Live the James Bond dream with a homemade spy-gadget tool kit. The basic essentials every good spy needs can be easily made at home at little to no cost. Homemade invisible ink, binoculars and similar tools have been used for children for ages. High-tech devices, such as a fingerprinting kit, are also easy to make using regular household items. Put the entire package in a stealthy container for ultimate spying fun.
Cut a 50 by 107 cm (30 by 42 inch) rectangle out of cardboard. Cut a 15-by-15 cm (6-by-6 inch) square from each corner. Measure 30 cm (12 inches) from the new edge of the long side of the rectangle. Cut 15 cm (6 inches) into the cardboard. 15 cm (6 inches) away from that segment, cut 15 cm (6 inches) into the cardboard again. Cut out the tab created by these two cuts. Repeat on the opposite side of the cardboard. Fold the tabs on all sides of the cardboard upward.
Identify the 45-cm (18-inch) rectangle between the 15-cm (6-inch) squares that were removed in the middle of the cardboard. Fold each side of this rectangle toward the opposite side. This will allow the suitcase to fold over entirely.
Open the suitcase and create each side by taping the tabs together with duct tape. Paint the inside and outside of the suitcase black. Punch holes 15 cm (6 inches) apart in the open, long side of the suitcase. Thread a thick black rope through the holes and tie knots on the inside to create handles.
Tape or glue two toilet paper rolls side by side for binoculars. For a cool spy effect, tape green cellophane to the openings on one end. Decorate the sides of the binoculars with paint or by wrapping the binoculars in duct tape.

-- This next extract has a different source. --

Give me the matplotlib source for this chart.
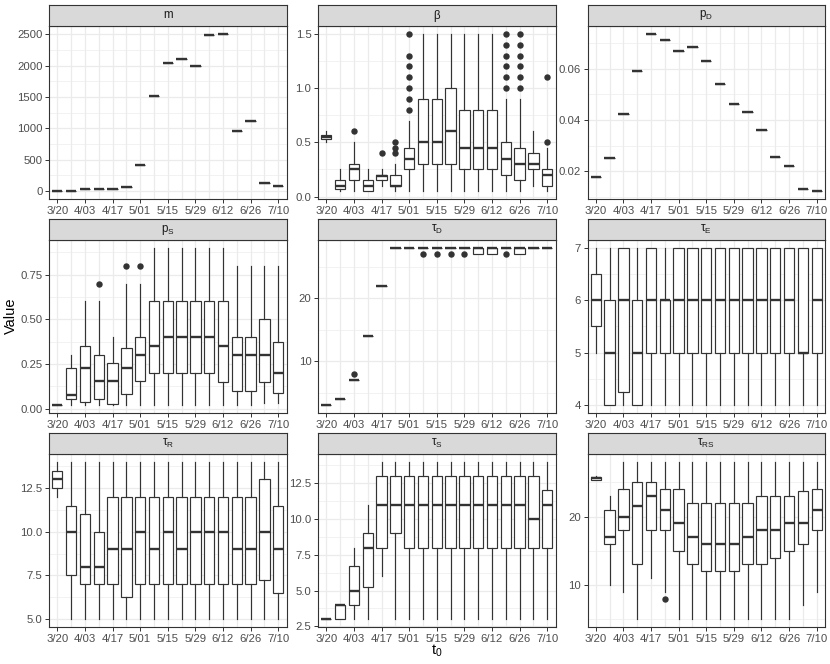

Mix equal parts cornstarch and soot in a small container for fingerprinting powder. Use some clear tape to lift prints.
Roll a sheet of black construction paper into a tight circle about as wide as a small marble. Push a clear marble into the end of the tube until it is halfway inside it. Secure the marble with clear tape. This tool can be used to look through small holes in walls and other openings.
Open a used hardcover book to page 20 or 25. Use a sharp knife to cut a deep square from the pages for a hiding space. Reinforce the cut section by lining the square with tape.

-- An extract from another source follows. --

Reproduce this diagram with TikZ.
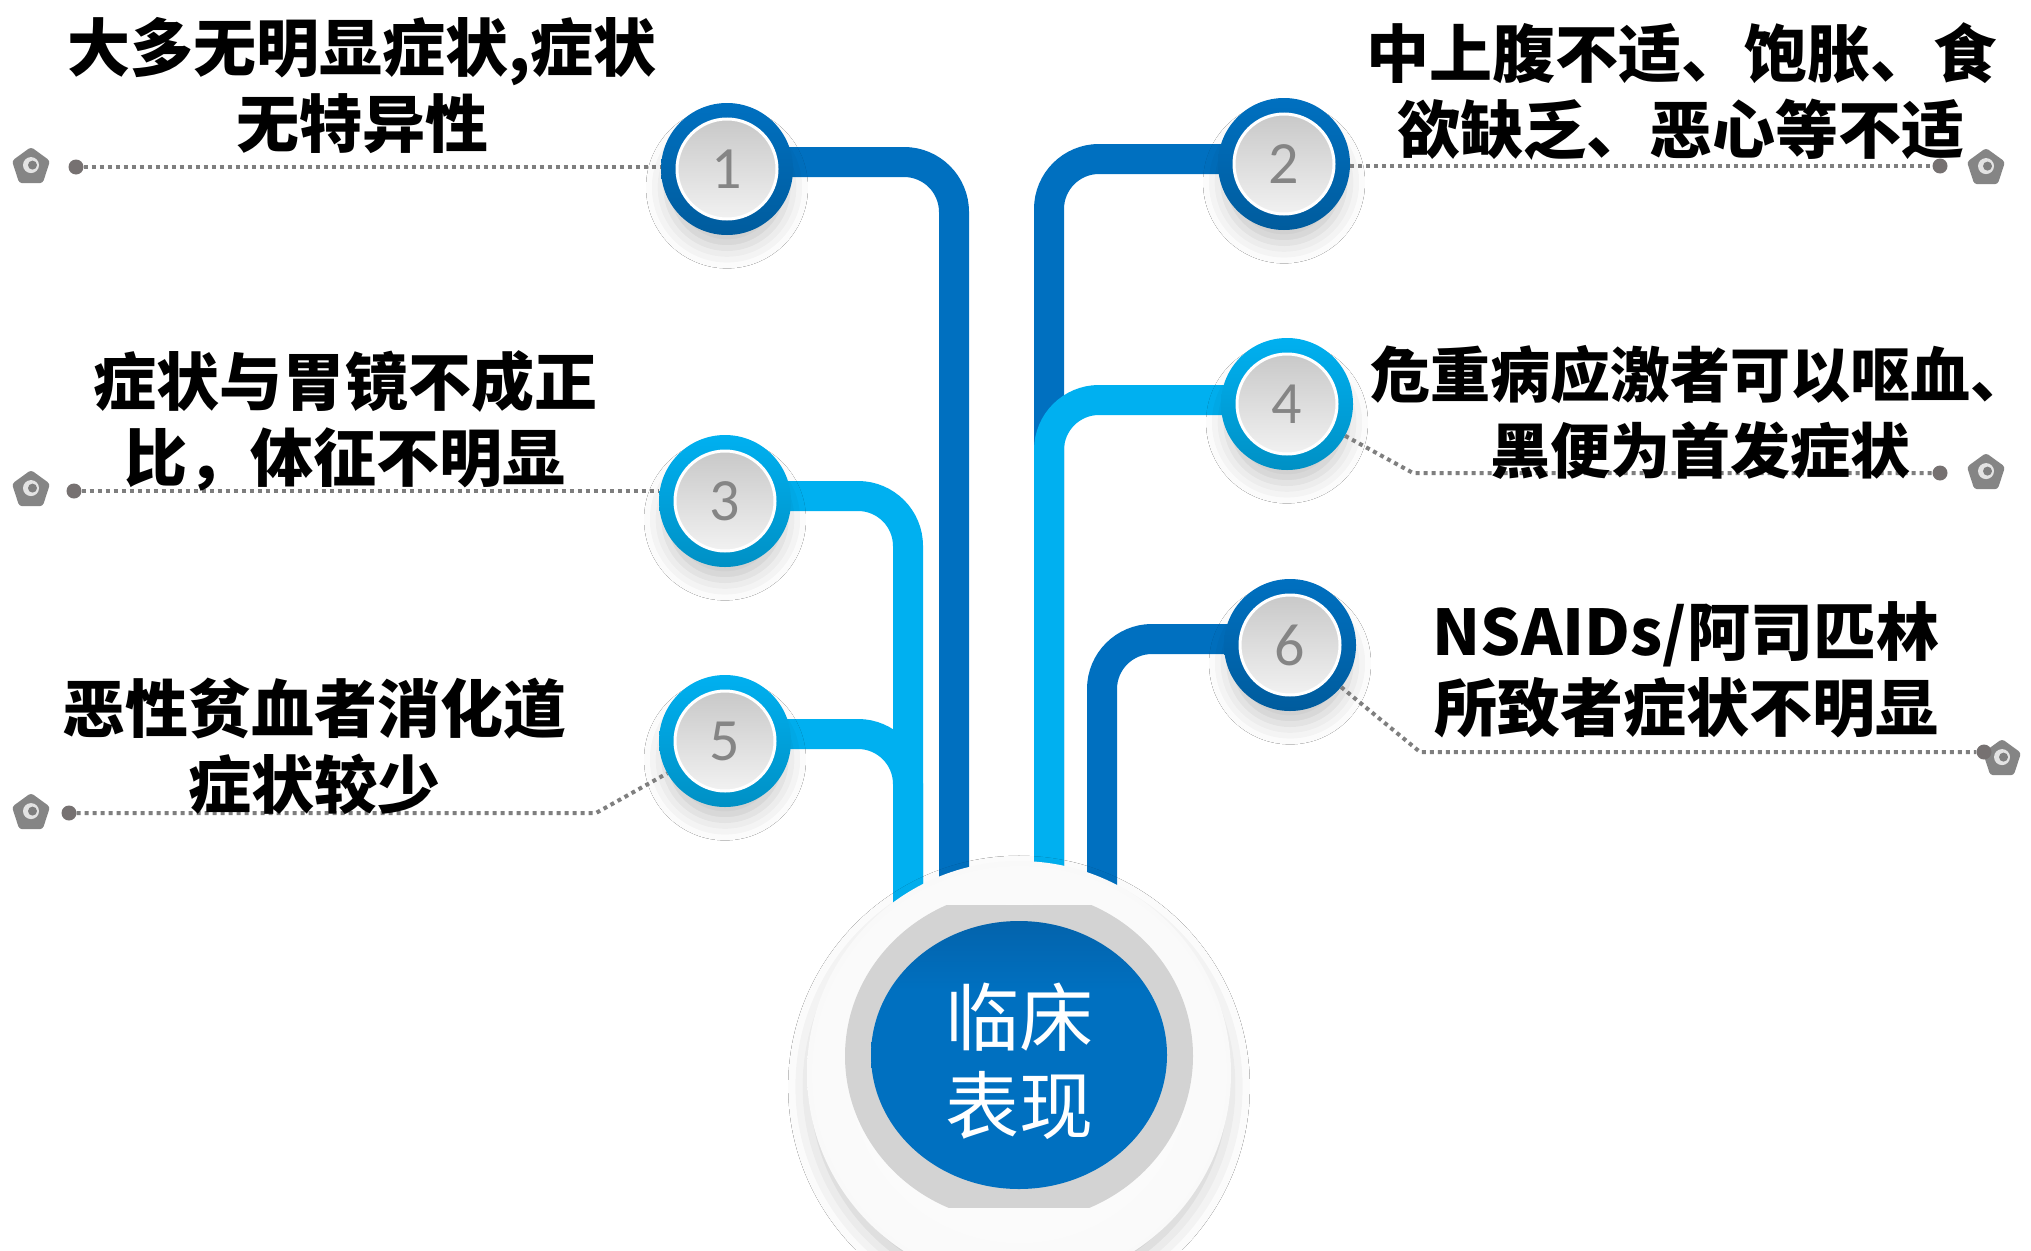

Squeeze several lemons to gather the juice. Put this juice in a small container in the spy kit. Add a make-up applicator to use as a pen with the juice. Lemon juice dries invisible, but will discolour when heated. Include a pad of paper with random messages on it to avoid suspicion.
Create a cipher wheel. Cut a circle from construction paper, making one small triangular attachment on the edge. Cut out another circle that is slightly larger. Use a ruler to divide each circle into 26 equal wedges. Write the alphabet in random order on each wedge, making sure that each wheel has one of every letter. Trim the triangular attachment so that it is only attached to one drawn segment. Pin the smaller wheel in the centre of the larger wheel with the metal fastener. Create an identical cipher wheel. Instruct children to start messages with the code letter. The triangle must point to that letter to determine the key.

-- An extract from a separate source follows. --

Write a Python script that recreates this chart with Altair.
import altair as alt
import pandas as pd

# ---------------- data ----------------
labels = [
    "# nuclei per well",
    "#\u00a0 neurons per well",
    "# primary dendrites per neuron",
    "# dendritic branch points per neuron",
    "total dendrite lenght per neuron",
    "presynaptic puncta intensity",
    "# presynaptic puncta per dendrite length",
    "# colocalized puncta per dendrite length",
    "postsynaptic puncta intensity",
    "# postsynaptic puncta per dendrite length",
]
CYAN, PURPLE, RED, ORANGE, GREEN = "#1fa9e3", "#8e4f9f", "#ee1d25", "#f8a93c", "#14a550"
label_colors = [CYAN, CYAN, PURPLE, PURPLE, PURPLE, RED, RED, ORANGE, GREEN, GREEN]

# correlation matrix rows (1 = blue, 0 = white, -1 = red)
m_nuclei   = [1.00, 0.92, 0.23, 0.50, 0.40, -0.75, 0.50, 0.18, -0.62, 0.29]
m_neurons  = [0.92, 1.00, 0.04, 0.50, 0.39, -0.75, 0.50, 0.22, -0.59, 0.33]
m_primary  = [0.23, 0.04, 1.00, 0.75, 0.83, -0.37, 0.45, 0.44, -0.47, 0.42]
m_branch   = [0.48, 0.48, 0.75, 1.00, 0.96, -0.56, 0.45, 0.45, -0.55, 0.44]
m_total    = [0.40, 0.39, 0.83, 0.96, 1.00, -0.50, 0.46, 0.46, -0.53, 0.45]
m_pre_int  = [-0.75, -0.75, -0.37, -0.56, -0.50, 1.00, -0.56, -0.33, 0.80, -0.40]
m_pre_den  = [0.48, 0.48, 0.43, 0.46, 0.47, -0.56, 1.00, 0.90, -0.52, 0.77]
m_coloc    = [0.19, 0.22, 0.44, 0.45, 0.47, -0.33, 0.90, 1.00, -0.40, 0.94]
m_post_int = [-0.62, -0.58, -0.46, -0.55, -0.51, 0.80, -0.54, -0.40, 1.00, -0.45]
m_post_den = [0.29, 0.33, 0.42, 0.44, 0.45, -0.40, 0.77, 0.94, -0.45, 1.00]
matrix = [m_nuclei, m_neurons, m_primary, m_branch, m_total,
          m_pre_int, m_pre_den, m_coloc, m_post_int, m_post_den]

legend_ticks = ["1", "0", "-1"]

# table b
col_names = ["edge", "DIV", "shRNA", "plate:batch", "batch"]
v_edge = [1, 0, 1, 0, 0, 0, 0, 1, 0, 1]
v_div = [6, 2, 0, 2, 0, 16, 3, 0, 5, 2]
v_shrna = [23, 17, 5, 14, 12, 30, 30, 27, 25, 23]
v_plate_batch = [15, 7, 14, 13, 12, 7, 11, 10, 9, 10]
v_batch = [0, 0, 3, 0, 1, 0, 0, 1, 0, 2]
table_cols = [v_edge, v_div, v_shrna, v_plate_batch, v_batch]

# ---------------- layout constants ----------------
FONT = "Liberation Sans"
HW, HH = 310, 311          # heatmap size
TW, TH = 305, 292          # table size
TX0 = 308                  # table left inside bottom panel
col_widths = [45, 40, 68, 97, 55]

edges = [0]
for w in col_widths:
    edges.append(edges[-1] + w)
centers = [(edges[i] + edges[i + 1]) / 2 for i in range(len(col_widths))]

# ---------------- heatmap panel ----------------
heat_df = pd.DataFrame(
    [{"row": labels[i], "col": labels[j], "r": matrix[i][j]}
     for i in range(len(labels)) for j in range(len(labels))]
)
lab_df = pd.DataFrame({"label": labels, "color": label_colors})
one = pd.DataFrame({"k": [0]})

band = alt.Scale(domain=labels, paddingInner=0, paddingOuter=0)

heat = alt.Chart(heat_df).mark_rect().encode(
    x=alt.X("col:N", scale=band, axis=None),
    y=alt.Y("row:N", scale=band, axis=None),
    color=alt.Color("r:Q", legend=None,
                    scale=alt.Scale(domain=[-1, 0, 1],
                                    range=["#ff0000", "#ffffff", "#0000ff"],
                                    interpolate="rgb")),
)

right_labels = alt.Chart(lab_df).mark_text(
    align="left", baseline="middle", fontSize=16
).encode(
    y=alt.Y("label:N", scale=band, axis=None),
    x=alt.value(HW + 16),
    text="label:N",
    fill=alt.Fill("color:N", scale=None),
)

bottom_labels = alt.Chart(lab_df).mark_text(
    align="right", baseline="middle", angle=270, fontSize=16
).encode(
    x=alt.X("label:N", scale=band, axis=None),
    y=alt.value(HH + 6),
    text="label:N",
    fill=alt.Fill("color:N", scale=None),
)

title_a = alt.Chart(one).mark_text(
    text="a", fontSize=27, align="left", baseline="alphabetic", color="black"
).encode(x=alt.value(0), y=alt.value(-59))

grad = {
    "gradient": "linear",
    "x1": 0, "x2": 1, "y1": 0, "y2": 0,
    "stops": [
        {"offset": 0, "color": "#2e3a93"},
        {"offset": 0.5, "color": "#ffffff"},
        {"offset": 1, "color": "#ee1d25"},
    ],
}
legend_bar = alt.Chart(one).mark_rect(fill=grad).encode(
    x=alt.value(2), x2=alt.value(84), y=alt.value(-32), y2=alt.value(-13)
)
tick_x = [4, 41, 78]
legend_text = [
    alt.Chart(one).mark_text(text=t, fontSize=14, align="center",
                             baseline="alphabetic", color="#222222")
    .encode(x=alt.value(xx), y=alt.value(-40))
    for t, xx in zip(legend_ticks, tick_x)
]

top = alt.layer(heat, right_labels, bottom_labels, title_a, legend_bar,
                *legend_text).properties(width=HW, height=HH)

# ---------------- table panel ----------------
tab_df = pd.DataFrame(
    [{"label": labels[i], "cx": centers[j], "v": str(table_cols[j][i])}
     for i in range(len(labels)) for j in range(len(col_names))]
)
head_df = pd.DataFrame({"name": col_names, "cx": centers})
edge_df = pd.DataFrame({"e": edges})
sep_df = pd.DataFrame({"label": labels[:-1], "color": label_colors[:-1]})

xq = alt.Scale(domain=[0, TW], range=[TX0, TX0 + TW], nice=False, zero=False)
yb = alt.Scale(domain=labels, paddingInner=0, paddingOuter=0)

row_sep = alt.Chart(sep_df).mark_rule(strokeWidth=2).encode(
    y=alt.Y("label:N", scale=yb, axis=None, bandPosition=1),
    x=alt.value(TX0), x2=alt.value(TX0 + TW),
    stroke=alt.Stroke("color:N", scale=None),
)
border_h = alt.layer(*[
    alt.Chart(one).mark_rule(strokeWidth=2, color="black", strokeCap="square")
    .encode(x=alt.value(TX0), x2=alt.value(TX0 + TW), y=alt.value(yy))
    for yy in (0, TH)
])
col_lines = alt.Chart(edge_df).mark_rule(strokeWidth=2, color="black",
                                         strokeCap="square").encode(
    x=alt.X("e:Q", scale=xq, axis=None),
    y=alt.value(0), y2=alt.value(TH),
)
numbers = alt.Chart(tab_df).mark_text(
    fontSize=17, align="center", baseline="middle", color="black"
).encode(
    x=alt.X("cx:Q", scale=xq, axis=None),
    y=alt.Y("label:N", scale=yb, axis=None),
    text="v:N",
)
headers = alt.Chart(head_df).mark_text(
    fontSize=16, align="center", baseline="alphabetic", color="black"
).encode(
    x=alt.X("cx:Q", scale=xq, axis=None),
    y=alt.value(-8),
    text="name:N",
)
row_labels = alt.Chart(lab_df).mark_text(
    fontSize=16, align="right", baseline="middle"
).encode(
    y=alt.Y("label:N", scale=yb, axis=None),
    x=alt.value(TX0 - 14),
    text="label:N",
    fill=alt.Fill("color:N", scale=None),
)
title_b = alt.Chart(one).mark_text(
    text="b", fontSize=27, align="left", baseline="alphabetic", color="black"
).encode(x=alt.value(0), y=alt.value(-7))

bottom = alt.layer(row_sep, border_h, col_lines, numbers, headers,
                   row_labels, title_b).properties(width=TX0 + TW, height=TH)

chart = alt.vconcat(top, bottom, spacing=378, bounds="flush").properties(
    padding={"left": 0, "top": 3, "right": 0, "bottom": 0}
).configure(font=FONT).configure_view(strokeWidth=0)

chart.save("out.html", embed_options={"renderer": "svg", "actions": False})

Create a hidden spy identification card by tracing a credit card onto a piece of construction paper. Flip the credit card over, lining up one edge of the credit card with the drawn image. Trace it again. Cut out this shape. Decorate one side like the front and back of a credit card, and the other side like a spy ID card with the spy's picture inside. Include the spy's real and code name. Fold the ID card in half so only the credit card portion shows.
Include other items that small spies may need: rope, water bottle, snacks, sunglasses, magnifying glass, flashlight, watch, disposable camera, mirrors to see around corners, etc.
Spying encourages children to intrude on other people's privacy. While imaginative play is harmless, watch for unhealthy behaviour.